Measurement of surface deformation and cohesion of a granular pile under the effect of centrifugal force

TL;DR

This study develops an experimental setup to measure how granular piles deform under centrifugal force, revealing how cohesion influences deformation and slope development, with results validated against theoretical models.

Contribution

A novel apparatus for systematic measurement of granular pile deformation under centrifugal force, enabling analysis of cohesion effects on surface deformation and slope formation.

Findings

Granular piles deform significantly under centrifugal force.

Cohesive and non-cohesive piles show different deformation behaviors.

Deformation data align with theoretical parabola models.

Abstract

An experimental apparatus measuring free-surface deformation of a centrifuged granular pile is developed. By horizontally rotating a quasi two-dimensional granular pile whose apex is located at the vertical rotation axis, the resultant force of gravity and centrifuge yields the deformation of the granular pile. In this setup, centrifugal force depends on distance from the rotation axis whilst gravitational force is constant everywhere. Therefore, free-surface deformation by various centrifuge degrees can be systematically examined using this apparatus. In the system, a small unit consisting of a camera and computer is rotated with the granular sample to record the rotation-induced deformation. To evaluate the validity of the system, deformation of a rotated water surface is first measured and analyzed. The obtained data are properly explained by the theoretical parabolas without any fitting parameter.
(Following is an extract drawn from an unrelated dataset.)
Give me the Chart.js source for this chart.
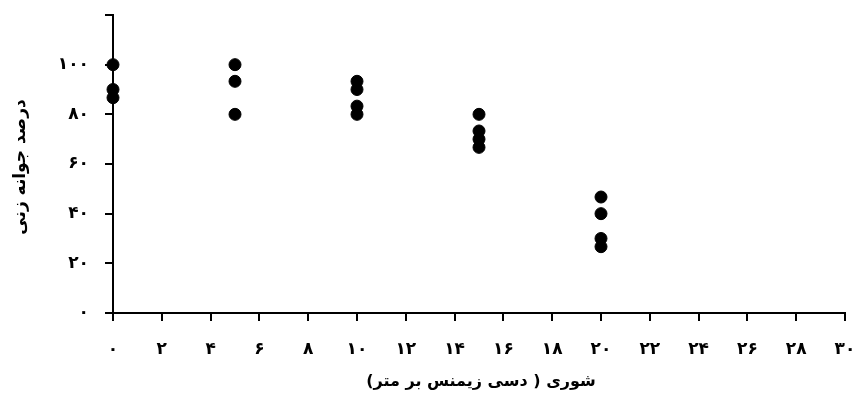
<!DOCTYPE html>
<html>
<head>
<meta charset="utf-8">
<script src="https://cdn.jsdelivr.net/npm/chart.js@4/dist/chart.umd.min.js"></script>
<style>
  html, body { margin: 0; padding: 0; background: #fff; }
  #wrap { width: 860px; height: 394px; }
</style>
</head>
<body>
<div id="wrap"><canvas id="chart"></canvas></div>
<script>
// salinity (dS/m) and germination percent
const salinity = [0, 0, 0, 5, 5, 5, 10, 10, 10, 10, 15, 15, 15, 15, 20, 20, 20, 20];
const germination = [100, 90, 86.7, 100, 93.3, 80, 93.3, 90, 83.3, 80, 80, 73.3, 70, 66.7, 46.7, 40, 30, 26.7];

const xTitle = "شوری ( دسی زیمنس بر متر)";
const yTitle = "درصد جوانه زنی";

const faDigits = "۰۱۲۳۴۵۶۷۸۹";
function toFa(n) {
  return String(n).replace(/[0-9]/g, (d) => faDigits[d]);
}

var points = salinity.map((x, i) => ({ x: x, y: germination[i] }));

// axis titles drawn right-to-left
var titlesPlugin = {
  id: "titles",
  afterDraw(chart) {
    var s = chart.scales.x;
    var a = chart.chartArea;
    var c = chart.ctx;
    c.save();
    c.direction = "rtl";
    c.fillStyle = "#000";
    c.textAlign = "center";
    c.textBaseline = "middle";
    c.font = "bold 16px 'DejaVu Sans'";
    c.fillText(xTitle, (s.left + s.right) / 2 + 2, s.bottom - 12);

    c.font = "bold 17px 'DejaVu Sans'";
    c.translate(21, (a.top + a.bottom) / 2 + 3);
    c.rotate(-Math.PI / 2);
    c.fillText(yTitle, 0, 0);
    c.restore();
  },
};

var ctx = document.getElementById("chart").getContext("2d");
var myChart = new Chart(ctx, {
  type: "scatter",
  data: {
    datasets: [
      {
        data: points,
        backgroundColor: "#000",
        borderColor: "#000",
        pointRadius: 6,
        pointHoverRadius: 6,
        clip: false,
      },
    ],
  },
  options: {
    responsive: true,
    maintainAspectRatio: false,
    animation: false,
    layout: { padding: { top: 15, right: 15, left: 0, bottom: 0 } },
    plugins: { legend: { display: false }, tooltip: { enabled: false } },
    scales: {
      x: {
        type: "linear",
        min: 0,
        max: 30,
        ticks: {
          stepSize: 2,
          color: "#000",
          padding: 18,
          font: { family: "DejaVu Sans", size: 17, weight: "bold" },
          callback: (v) => toFa(v),
        },
        grid: { drawOnChartArea: false, tickLength: 8, color: "#000", lineWidth: 2 },
        border: { color: "#000", width: 2 },
        afterFit: (scale) => {
          scale.height = 81;
          scale.paddingLeft = 0;
          scale.paddingRight = 0;
        },
      },
      y: {
        min: 0,
        max: 120,
        ticks: {
          stepSize: 20,
          color: "#000",
          padding: 16,
          font: { family: "DejaVu Sans", size: 17, weight: "bold" },
          callback: (v) => (v > 100 ? "" : toFa(v)),
        },
        grid: { drawOnChartArea: false, tickLength: 8, color: "#000", lineWidth: 2 },
        border: { color: "#000", width: 2 },
        afterFit: (scale) => {
          scale.width = 113;
          scale.paddingTop = 0;
          scale.paddingBottom = 0;
        },
      },
    },
  },
  plugins: [titlesPlugin],
});
</script>
</body>
</html>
Next, we measure the deformation of non-cohesive and cohesive granular piles using the developed apparatus. Both granular samples show the significant deformation of granular pile and finally develop steep granular slopes on the side walls. However, details of the deformation processes depend on the cohesion strength. To quantitatively characterize the difference, the effective strength by cohesion and granular local-slope variations are analyzed based on the experimental results.